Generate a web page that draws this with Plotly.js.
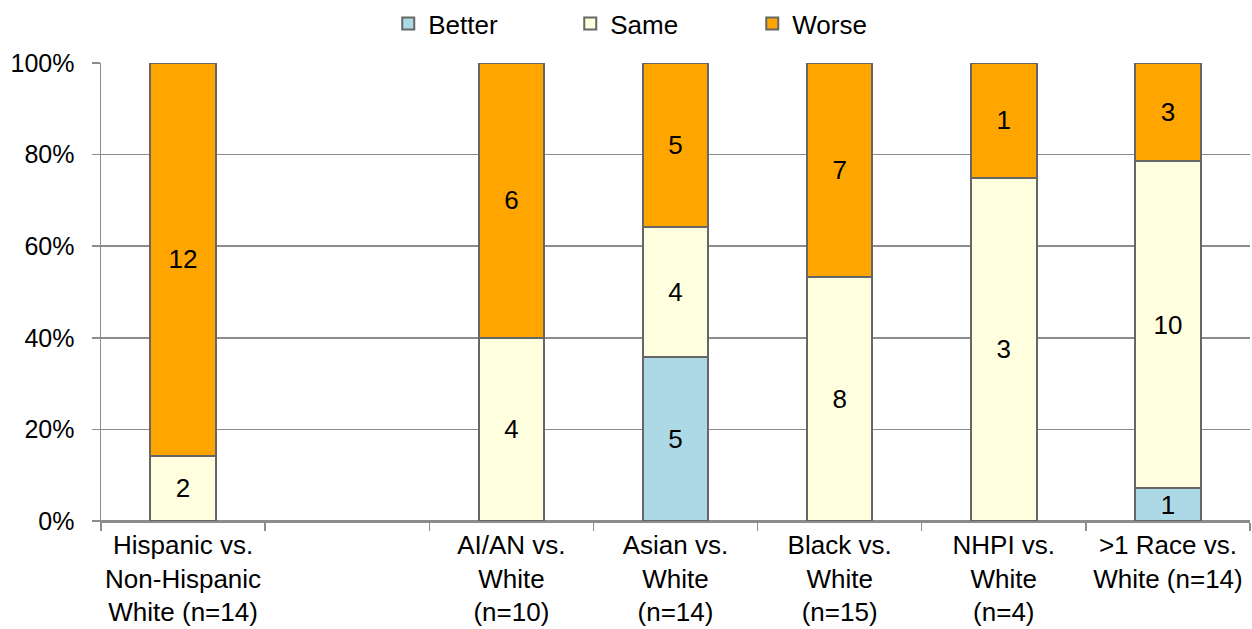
<!DOCTYPE html>
<html>
<head>
<meta charset="utf-8">
<script src="https://cdn.plot.ly/plotly-3.0.1.min.js"></script>
<style>html,body{margin:0;padding:0;background:#fff;}#chart{width:1252px;height:629px;}</style>
</head>
<body>
<div id="chart"></div>
<script>
var categories = [
  "Hispanic vs.<br>Non-Hispanic<br>White (n=14)",
  " ",
  "AI/AN vs.<br>White<br>(n=10)",
  "Asian vs.<br>White<br>(n=14)",
  "Black vs.<br>White<br>(n=15)",
  "NHPI vs.<br>White<br>(n=4)",
  ">1 Race vs.<br>White (n=14)"
];
var better = [null, null, null, 5, null, null, 1];
var same   = [2, null, 4, 4, 8, 3, 10];
var worse  = [12, null, 6, 5, 7, 1, 3];

var FONT = "Liberation Sans, Arial, sans-serif";
var FS = 26;
var lineStyle = {color: "#666666", width: 2};
function mk(name, vals, color) {
  return {
    type: "bar", name: name, x: categories, y: vals,
    text: vals.map(function(v){ return v == null ? "" : String(v); }),
    textposition: "inside", insidetextanchor: "middle", constraintext: "none", textangle: 0,
    textfont: {family: FONT, size: FS, color: "#000"},
    marker: {color: color, line: lineStyle},
    width: 0.4, hoverinfo: "skip"
  };
}
var data = [
  mk("Better", better, "#ADD8E6"),
  mk("Same", same, "#FFFFE0"),
  mk("Worse", worse, "#FFA500")
];
var layout = {
  width: 1252, height: 629,
  margin: {l: 101, r: 2, t: 63, b: 108},
  barmode: "stack", barnorm: "percent",
  paper_bgcolor: "#fff", plot_bgcolor: "#fff",
  font: {family: FONT, size: FS, color: "#000"},
  showlegend: true,
  legend: {orientation: "h", x: 0.25, xanchor: "left", y: 1, yref: "container", yanchor: "top",
           entrywidth: 137, font: {family: FONT, size: FS, color: "#000"}, traceorder: "normal", itemclick: false},
  xaxis: {type: "category", tickson: "boundaries", ticks: "outside", ticklen: 8, tickcolor: "#8c8c8c", tickwidth: 1.5,
          showline: true, linecolor: "#8c8c8c", linewidth: 1.5, showgrid: false, tickangle: 0,
          tickfont: {family: FONT, size: FS, color: "#000"}, fixedrange: true},
  yaxis: {range: [0, 100], dtick: 20, ticksuffix: "%", ticks: "outside", ticklen: 8, tickcolor: "#8c8c8c", tickwidth: 1.5,
          showline: true, linecolor: "#8c8c8c", linewidth: 1.5, showgrid: true, gridcolor: "#8c8c8c", gridwidth: 1.5,
          zeroline: true, zerolinecolor: "#8c8c8c", zerolinewidth: 1.5, ticklabelstandoff: 12,
          tickfont: {family: FONT, size: 25, color: "#000"}, fixedrange: true}
};
Plotly.newPlot("chart", data, layout, {displayModeBar: false, staticPlot: true});
</script>
</body>
</html>
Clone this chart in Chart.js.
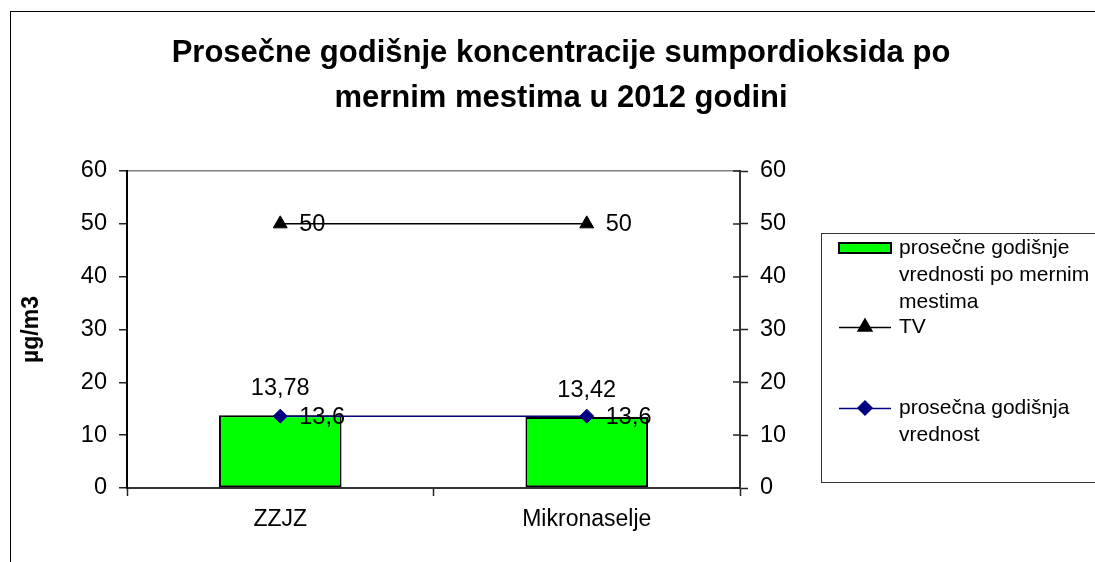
<!DOCTYPE html>
<html>
<head>
<meta charset="utf-8">
<script src="https://cdn.jsdelivr.net/npm/chart.js@4.4.1/dist/chart.umd.min.js"></script>
<style>
  html, body { margin: 0; padding: 0; background: #fff; }
  #wrap { width: 1095px; height: 562px; }
</style>
</head>
<body>
<div id="wrap"><canvas id="so2Chart" width="1095" height="562"></canvas></div>
<script>
// chart data
const categories = ['ZZJZ', 'Mikronaselje'];
const stationMeans = [13.78, 13.42];   // prosečne godišnje vrednosti po mernim mestima
const limitValues = [50, 50];          // TV
const overallMean = [13.6, 13.6];      // prosečna godišnja vrednost
const titleLines = ['Prosečne godišnje koncentracije sumpordioksida po', 'mernim mestima u 2012 godini'];
const legendLines = [
    ['prosečne godišnje', 'vrednosti po mernim', 'mestima'],
    ['TV'],
    ['prosečna godišnja', 'vrednost']
];
const yMin = 0, yMax = 60, yStep = 10;

const FONT = '"Liberation Sans", Arial, sans-serif';

function fmt(v) {
    return String(v).replace('.', ',');
}

// value labels next to the marks
const valueLabels = {
    id: 'valueLabels',
    afterDatasetsDraw(chart) {
        const ctx = chart.ctx;
        ctx.save();
        ctx.font = '23.5px ' + FONT;
        ctx.fillStyle = '#000';
        ctx.textBaseline = 'middle';
        chart.data.datasets.forEach((ds, i) => {
            const meta = chart.getDatasetMeta(i);
            meta.data.forEach((el, j) => {
                const txt = fmt(ds.data[j]);
                if (ds.type === 'bar') {
                    ctx.textAlign = 'center';
                    ctx.fillText(txt, el.x, el.y - 27);
                } else {
                    ctx.textAlign = 'left';
                    ctx.fillText(txt, el.x + 19, el.y + 1);
                }
            });
        });
        ctx.restore();
    }
};

// title, frame, inner ticks of right axis and legend box
const decorations = {
    id: 'decorations',
    afterDraw(chart) {
        const ctx = chart.ctx;
        const area = chart.chartArea;
        ctx.save();

        // outer frame (runs off right and bottom)
        ctx.strokeStyle = '#000';
        ctx.lineWidth = 1;
        ctx.strokeRect(10.5, 11.5, 1200, 700);

        // title
        ctx.fillStyle = '#000';
        ctx.font = 'bold 31px ' + FONT;
        ctx.textAlign = 'center';
        ctx.textBaseline = 'alphabetic';
        ctx.fillText(titleLines[0], 561, 62);
        ctx.fillText(titleLines[1], 561, 107);

        // right axis ticks cross the axis line
        const y2 = chart.scales.y2;
        ctx.strokeStyle = '#222';
        ctx.lineWidth = 1.5;
        y2.ticks.forEach(t => {
            const py = Math.round(y2.getPixelForValue(t.value));
            ctx.beginPath();
            ctx.moveTo(area.right - 7, py);
            ctx.lineTo(area.right, py);
            ctx.stroke();
        });

        // legend box
        ctx.strokeStyle = '#333';
        ctx.lineWidth = 1;
        ctx.strokeRect(821.5, 233.5, 400, 249);

        const ds = chart.data.datasets;
        const symX = 839, symW = 52, textX = 899;
        ctx.font = '21px ' + FONT;
        ctx.textAlign = 'left';
        ctx.textBaseline = 'middle';
        const rowY = [248, 327, 408];
        legendLines.forEach((lines, i) => {
            lines.forEach((ln, k) => {
                ctx.fillStyle = '#000';
                ctx.fillText(ln, textX, rowY[i] + k * 27);
            });
            const d = ds[i];
            const cy = rowY[i];
            if (d.type === 'bar') {
                ctx.fillStyle = d.backgroundColor;
                ctx.fillRect(symX, cy - 5, symW, 10);
                ctx.strokeStyle = d.borderColor;
                ctx.lineWidth = 2;
                ctx.strokeRect(symX, cy - 5, symW, 10);
            } else {
                ctx.strokeStyle = d.borderColor;
                ctx.lineWidth = d.borderWidth;
                ctx.beginPath();
                ctx.moveTo(symX, cy + 0.5);
                ctx.lineTo(symX + symW, cy + 0.5);
                ctx.stroke();
                Chart.helpers.drawPoint(ctx, {
                    pointStyle: d.pointStyle,
                    radius: d.pointRadius,
                    borderWidth: 1
                }, symX + symW / 2, cy);
                ctx.fillStyle = d.pointBackgroundColor;
                ctx.fill();
            }
        });

        ctx.restore();
    }
};

new Chart(document.getElementById('so2Chart'), {
    data: {
        labels: categories,
        datasets: [
            {
                type: 'bar',
                label: legendLines[0].join(' '),
                data: stationMeans,
                backgroundColor: '#00ff00',
                borderColor: '#000',
                borderWidth: 2,
                borderSkipped: false,
                categoryPercentage: 1,
                barPercentage: 0.4,
                order: 2
            },
            {
                type: 'line',
                label: 'TV',
                data: limitValues,
                borderColor: '#000',
                borderWidth: 1.5,
                pointStyle: 'triangle',
                pointRadius: 8,
                pointBackgroundColor: '#000',
                pointBorderColor: '#000',
                pointBorderWidth: 1,
                fill: false,
                order: 1
            },
            {
                type: 'line',
                label: legendLines[2].join(' '),
                data: overallMean,
                borderColor: '#000080',
                borderWidth: 1.5,
                pointStyle: 'rectRot',
                pointRadius: 7,
                pointBackgroundColor: '#000080',
                pointBorderColor: '#000080',
                pointBorderWidth: 1,
                fill: false,
                order: 1
            }
        ]
    },
    options: {
        responsive: false,
        animation: false,
        devicePixelRatio: 1,
        layout: { padding: { left: 14, top: 171, right: 0, bottom: 0 } },
        plugins: {
            legend: { display: false },
            title: { display: false },
            tooltip: { enabled: false }
        },
        scales: {
            x: {
                type: 'category',
                offset: true,
                grid: {
                    offset: true,
                    drawOnChartArea: false,
                    drawTicks: true,
                    tickLength: 8,
                    tickColor: '#222',
                    tickWidth: 1.5
                },
                border: { display: true, color: '#333', width: 2 },
                ticks: { color: '#000', font: { family: FONT, size: 23 }, padding: 10 },
                afterFit(scale) { scale.height = 74; }
            },
            y: {
                position: 'left',
                min: yMin,
                max: yMax,
                ticks: { stepSize: yStep, color: '#000', font: { family: FONT, size: 23.5 }, padding: 12 },
                grid: {
                    drawOnChartArea: true,
                    color: c => (c.tick && c.tick.value === yMax) ? '#808080' : 'rgba(0,0,0,0)',
                    lineWidth: 1.5,
                    tickLength: 8,
                    tickColor: '#222'
                },
                border: { display: true, color: '#000', width: 2 },
                title: {
                    display: true,
                    text: 'µg/m3',
                    color: '#000',
                    font: { family: FONT, size: 23, weight: 'bold' }
                },
                afterFit(scale) { scale.width = 113; }
            },
            y2: {
                position: 'right',
                min: yMin,
                max: yMax,
                ticks: { stepSize: yStep, color: '#000', font: { family: FONT, size: 23.5 }, padding: 12 },
                grid: {
                    drawOnChartArea: false,
                    tickLength: 8,
                    tickColor: '#222',
                    tickWidth: 1.5
                },
                border: { display: true, color: '#333', width: 2 },
                afterFit(scale) { scale.width = 355; }
            }
        }
    },
    plugins: [valueLabels, decorations]
});
</script>
</body>
</html>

- - - - - - -

● **Problem**: Set down again, exactly, the lines of the material above from its first line to the one with "6, 5, 7, 1, 3];", inclusive. Leave the pictures out.

● **Output of the task**:
Generate a web page that draws this with Plotly.js.
<!DOCTYPE html>
<html>
<head>
<meta charset="utf-8">
<script src="https://cdn.plot.ly/plotly-3.0.1.min.js"></script>
<style>html,body{margin:0;padding:0;background:#fff;}#chart{width:1252px;height:629px;}</style>
</head>
<body>
<div id="chart"></div>
<script>
var categories = [
  "Hispanic vs.<br>Non-Hispanic<br>White (n=14)",
  " ",
  "AI/AN vs.<br>White<br>(n=10)",
  "Asian vs.<br>White<br>(n=14)",
  "Black vs.<br>White<br>(n=15)",
  "NHPI vs.<br>White<br>(n=4)",
  ">1 Race vs.<br>White (n=14)"
];
var better = [null, null, null, 5, null, null, 1];
var same   = [2, null, 4, 4, 8, 3, 10];
var worse  = [12, null, 6, 5, 7, 1, 3];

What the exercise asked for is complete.